Background: Rehabilitation therapy plays an essential role in assisting stroke patients in regaining function. For this reason, many studies have been conducted to optimize rehabilitation interventions to improve effectiveness and efficiency. In this context, robotic devices for rehabilitation and assistance can be effective. Several studies have demonstrated that using a robot as a therapy tool can significantly reduce motor impairment. However, the slacking behavior, in which the patient lets the robot guide their movements even when they are capable of doing so by themselves, has been identified as a major barrier to reaching the full potential of robot-assist rehabilitation. This paper developed a novel electromyographical-based adaptive assist-as-needed (aAAN) controller aiming to avoid this slacking behavior.
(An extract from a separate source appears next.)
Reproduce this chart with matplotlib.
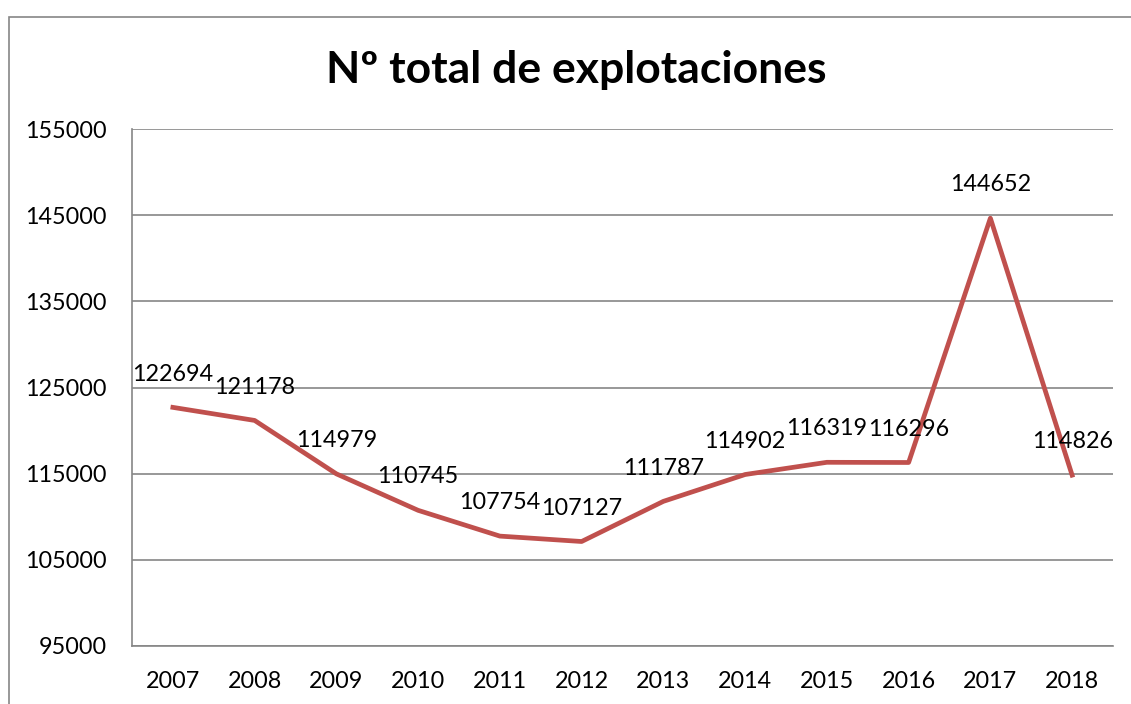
import matplotlib
matplotlib.use("Agg")
import matplotlib.pyplot as plt
from matplotlib.patches import Rectangle

years = ['2007', '2008', '2009', '2010', '2011', '2012',
         '2013', '2014', '2015', '2016', '2017', '2018']
explotaciones = [122694, 121178, 114979, 110745, 107754, 107127,
                 111787, 114902, 116319, 116296, 144652, 114826]
yticks = [95000, 105000, 115000, 125000, 135000, 145000, 155000]

plt.rcParams['font.family'] = ['Lato', 'DejaVu Sans']

W, H = 1131, 704
fig = plt.figure(figsize=(W / 100, H / 100), dpi=100)
ax = fig.add_axes([132 / W, 1 - 646 / H, (1113 - 132) / W, (646 - 129) / H])

# outer chart border (cut off at right and bottom)
fig.patches.append(Rectangle((9 / W, -0.1), 1.2, 1 - 17 / H + 0.1,
                             transform=fig.transFigure, fill=False,
                             edgecolor='#868686', linewidth=1.2))

x = list(range(len(years)))
ax.plot(x, explotaciones, color='#C0504D', linewidth=3.4, solid_joinstyle='round')

for xi, v in zip(x, explotaciones):
    ax.annotate(str(v), (xi, v), xytext=(0, 24), textcoords='offset points',
                ha='center', va='center', fontsize=16.8, color='black')

ax.set_xlim(-0.5, len(years) - 0.5)
ax.set_ylim(95000, 155000)
ax.set_yticks(yticks)
ax.set_yticklabels([str(t) for t in yticks])
ax.set_xticks(x)
ax.set_xticklabels(years)
ax.tick_params(axis='both', length=0, labelsize=16.8)
ax.tick_params(axis='y', pad=18)
ax.tick_params(axis='x', pad=18)
ax.grid(axis='y', color='#868686', linewidth=1.2)
ax.set_axisbelow(True)
for s in ['top', 'right']:
    ax.spines[s].set_visible(False)
for s in ['left', 'bottom']:
    ax.spines[s].set_color('#868686')
    ax.spines[s].set_linewidth(1.2)

fig.text(576 / W, 1 - 70 / H, 'Nº total de explotaciones', ha='center', va='center',
         fontsize=32, fontweight='bold')

plt.savefig('out.png', dpi=100)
Methods: Five stroke patients were recruited to test the controller. Motor impairment status was documented with the Fugl-Meyer (FMA) assessment. In this experiment, horizontal arms tasks were conducted with the robot off and on to assess the subject’s performance in both scenarios. Velocity, time, and position were quantified as performance parameters during the training. Arm and shoulder EMG and electroencephalography (EEG) were used to assess the performance of the controller.
Results: The cross-sectional results showed strong second-order relationships between Fugl-Meyer score and outcome measures, where performance metrics (path length and accuracy) were sensitive to change in participants with lower functional status. In comparison, speed and electrophysiological metrics (EMG and EEG) were more sensitive to change in participants with higher functional status. EEG signal amplitude increased when the robot suggested that the robot was inducing a challenge during the training tasks.
Conclusion: The preliminary results were very promising; slacking was avoided for all participants during training with the aAAN controller.